WORK TO DO
Retype the data exactly, from its first line to the line containing "const axisEndDay = 294;", including both, and skip any picture.

[BEGIN DATA BLOCK]

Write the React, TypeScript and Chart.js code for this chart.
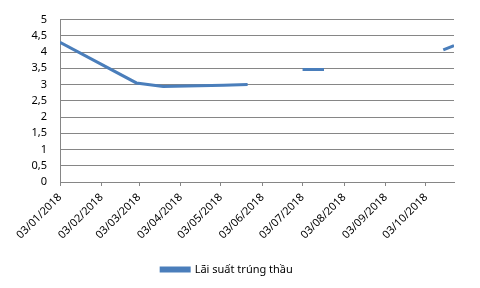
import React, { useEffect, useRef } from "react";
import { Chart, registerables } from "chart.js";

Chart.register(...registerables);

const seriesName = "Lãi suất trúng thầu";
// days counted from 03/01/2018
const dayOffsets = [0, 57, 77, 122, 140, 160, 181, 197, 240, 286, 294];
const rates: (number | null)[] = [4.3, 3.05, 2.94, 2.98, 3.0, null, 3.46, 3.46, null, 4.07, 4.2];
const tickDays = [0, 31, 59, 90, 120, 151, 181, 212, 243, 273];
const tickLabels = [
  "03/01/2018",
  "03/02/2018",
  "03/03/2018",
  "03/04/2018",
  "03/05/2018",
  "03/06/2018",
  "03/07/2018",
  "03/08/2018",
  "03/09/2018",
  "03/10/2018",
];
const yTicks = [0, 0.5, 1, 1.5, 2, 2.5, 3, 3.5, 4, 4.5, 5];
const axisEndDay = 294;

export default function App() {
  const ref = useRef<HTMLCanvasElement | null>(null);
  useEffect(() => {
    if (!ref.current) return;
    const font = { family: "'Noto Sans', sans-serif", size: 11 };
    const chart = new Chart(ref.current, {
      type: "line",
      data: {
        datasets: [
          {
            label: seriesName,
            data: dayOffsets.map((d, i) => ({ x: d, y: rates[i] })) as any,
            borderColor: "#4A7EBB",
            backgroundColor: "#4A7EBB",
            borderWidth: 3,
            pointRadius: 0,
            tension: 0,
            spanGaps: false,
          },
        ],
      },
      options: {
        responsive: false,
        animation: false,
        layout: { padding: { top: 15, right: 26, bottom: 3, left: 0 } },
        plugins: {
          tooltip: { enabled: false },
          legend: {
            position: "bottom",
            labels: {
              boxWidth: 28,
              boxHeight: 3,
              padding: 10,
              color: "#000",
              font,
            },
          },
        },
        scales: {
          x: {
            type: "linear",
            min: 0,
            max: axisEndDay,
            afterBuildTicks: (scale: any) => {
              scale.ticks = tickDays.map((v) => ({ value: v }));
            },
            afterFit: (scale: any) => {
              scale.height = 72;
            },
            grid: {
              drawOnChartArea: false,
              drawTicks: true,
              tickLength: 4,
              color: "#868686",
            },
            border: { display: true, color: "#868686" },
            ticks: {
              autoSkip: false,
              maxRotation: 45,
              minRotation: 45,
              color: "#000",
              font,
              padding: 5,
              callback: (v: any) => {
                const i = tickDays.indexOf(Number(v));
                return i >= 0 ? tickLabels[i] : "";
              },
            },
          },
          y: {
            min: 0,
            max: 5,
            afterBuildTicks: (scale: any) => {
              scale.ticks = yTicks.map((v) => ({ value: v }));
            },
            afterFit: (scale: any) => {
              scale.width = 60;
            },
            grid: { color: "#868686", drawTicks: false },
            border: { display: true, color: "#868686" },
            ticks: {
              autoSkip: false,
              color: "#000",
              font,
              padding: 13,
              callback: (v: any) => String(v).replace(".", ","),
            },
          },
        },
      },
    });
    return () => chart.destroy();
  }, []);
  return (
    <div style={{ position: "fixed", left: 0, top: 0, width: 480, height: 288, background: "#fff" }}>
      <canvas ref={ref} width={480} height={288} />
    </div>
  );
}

[END DATA BLOCK]

ANSWER FOR THE TASK
Write the React, TypeScript and Chart.js code for this chart.
import React, { useEffect, useRef } from "react";
import { Chart, registerables } from "chart.js";

Chart.register(...registerables);

const seriesName = "Lãi suất trúng thầu";
// days counted from 03/01/2018
const dayOffsets = [0, 57, 77, 122, 140, 160, 181, 197, 240, 286, 294];
const rates: (number | null)[] = [4.3, 3.05, 2.94, 2.98, 3.0, null, 3.46, 3.46, null, 4.07, 4.2];
const tickDays = [0, 31, 59, 90, 120, 151, 181, 212, 243, 273];
const tickLabels = [
  "03/01/2018",
  "03/02/2018",
  "03/03/2018",
  "03/04/2018",
  "03/05/2018",
  "03/06/2018",
  "03/07/2018",
  "03/08/2018",
  "03/09/2018",
  "03/10/2018",
];
const yTicks = [0, 0.5, 1, 1.5, 2, 2.5, 3, 3.5, 4, 4.5, 5];
const axisEndDay = 294;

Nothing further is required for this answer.